CHICKEN THIGHS WITH TOMATOES AND FETA



Chicken Thighs With Tomatoes and Feta image

This one-skillet chicken gives you the best of both worlds: crispy skin atop tender dark meat that gently cooks in the bubbly sauce underneath.

Provided by Molly Baz

Categories     Bon Appétit     Dinner     Poultry     Chicken     Tomato     Feta     Oregano     Vinegar     Cast Iron     Soy Free     Tree Nut Free     Peanut Free     Kid-Friendly     Quick & Easy

Yield 4 servings

Number Of Ingredients 8

6 skin-on, bone-in chicken thighs (about 2¼ lb. total)
½ tsp. kosher salt, plus more
1¼ lb. cherry tomatoes (about 2 pints)
¼ cup harissa paste
3 Tbsp. red wine vinegar
3 sprigs oregano, divided
4 oz. feta, cut into (¼"-thick) planks
Crusty bread (for serving)

Steps:

  • Pat chicken thighs dry with paper towels; season all over with salt. Arrange skin side down in a cold large cast-iron skillet. Set over medium heat and cook chicken, undisturbed, rotating pan as needed for even browning, until skin is very deep golden brown and crisp and chicken releases easily from pan, 13-16 minutes. Using tongs, transfer chicken to a plate, arranging skin side up.
  • Combine tomatoes, harissa paste, vinegar, 1 oregano sprig, and ½ tsp. salt in same skillet.
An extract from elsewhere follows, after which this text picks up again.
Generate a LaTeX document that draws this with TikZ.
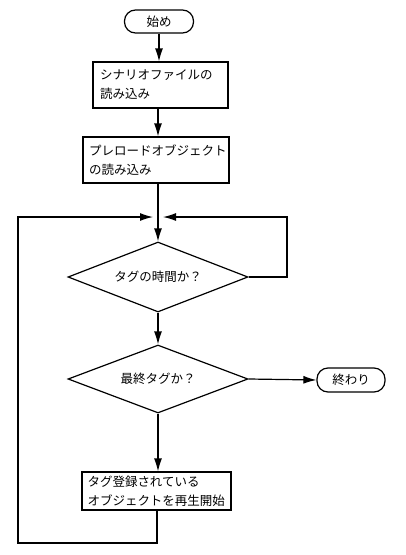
\documentclass[tikz,border=0pt]{standalone}
\usepackage{fontspec}
\newfontfamily\jp{Noto Sans CJK JP}
\usetikzlibrary{shapes.geometric,arrows.meta}
\tikzset{
  every node/.style={font=\jp\fontsize{12.5}{19}\selectfont},
  term/.style={draw, line width=1.2pt, rounded corners=11pt, minimum height=23pt, inner sep=0pt},
  proc/.style={draw, line width=1.2pt, minimum height=46pt, align=left, inner sep=0pt},
  dec/.style={draw, line width=1.2pt, diamond, aspect=2.6, minimum width=180pt, minimum height=70pt, inner sep=0pt},
  conn/.style={line width=1.2pt},
  arr/.style={conn, -{Latex[length=13pt,width=8pt]}}
}
\begin{document}
\begin{tikzpicture}[x=1pt,y=1pt]
\useasboundingbox[fill=white] (0,0) rectangle (405,-555);
\node[term, minimum width=69pt] (start) at (159,-21.5) {始め};
\node[proc, minimum width=135pt, text width=121pt] (b1) at (160.5,-85) {シナリオファイルの\\読み込み};
\node[proc, minimum width=146pt, text width=134pt] (b2) at (156,-160) {プレロードオブジェクト\\の読み込み};
\node[dec] (d1) at (158,-277) {タグの時間か？};
\node[dec, minimum height=68pt] (d2) at (158,-379) {最終タグか？};
\node[term, minimum width=68pt, minimum height=24pt] (end) at (351,-380) {終わり};
\node[proc, minimum width=149pt, minimum height=38pt, text width=138pt] (b3) at (156.5,-491) {タグ登録されている\\オブジェクトを再生開始};
\coordinate (j) at (158,-217);
\coordinate (jl) at (153,-217);
\coordinate (jr) at (163,-217);
\coordinate (bl) at (18,-543);
\coordinate (tr) at (287,-217);
\draw[arr] (start.south -| 159,0) -- (b1.north -| 159,0);
\draw[arr] (b1.south -| 158,0) -- (b2.north -| 158,0);
\draw[conn] (b2.south -| j) -- (j);
\draw[arr] (j) -- (d1.north);
\draw[arr] (d1.south) -- (d2.north);
\draw[arr] (d2.east) -- (end.west);
\draw[arr] (d2.south) -- (b3.north -| d2.south);
\draw[arr] (b3.south -| 157,0) |- (bl) |- (jl);
\draw[arr] (d1.east) -| (tr) -- (jr);
\end{tikzpicture}
\end{document}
Increase heat to medium-high and cook, stirring occasionally, until tomatoes burst and their juices start to thicken, 8-10 minutes.
  • Nestle chicken thighs into tomatoes, skin side up. Reduce heat to medium-low, bring to a simmer, and cook until chicken is just cooked through and flesh is no longer pink (an instant-read thermometer inserted into the thickest part near the bone will register 165°F), and tomato sauce is thickened so that a wooden spoon dragged through it leaves a trail, 6-8 minutes. Remove from heat and let sit 5 minutes.
  • Break feta into large pieces; scatter over chicken. Some pieces will stay intact while others will soften into the sauce a little-and that's exactly what you want. Pick leaves off remaining 2 oregano sprigs and scatter on top.
  • Serve with bread for sopping up any extra tomato sauce.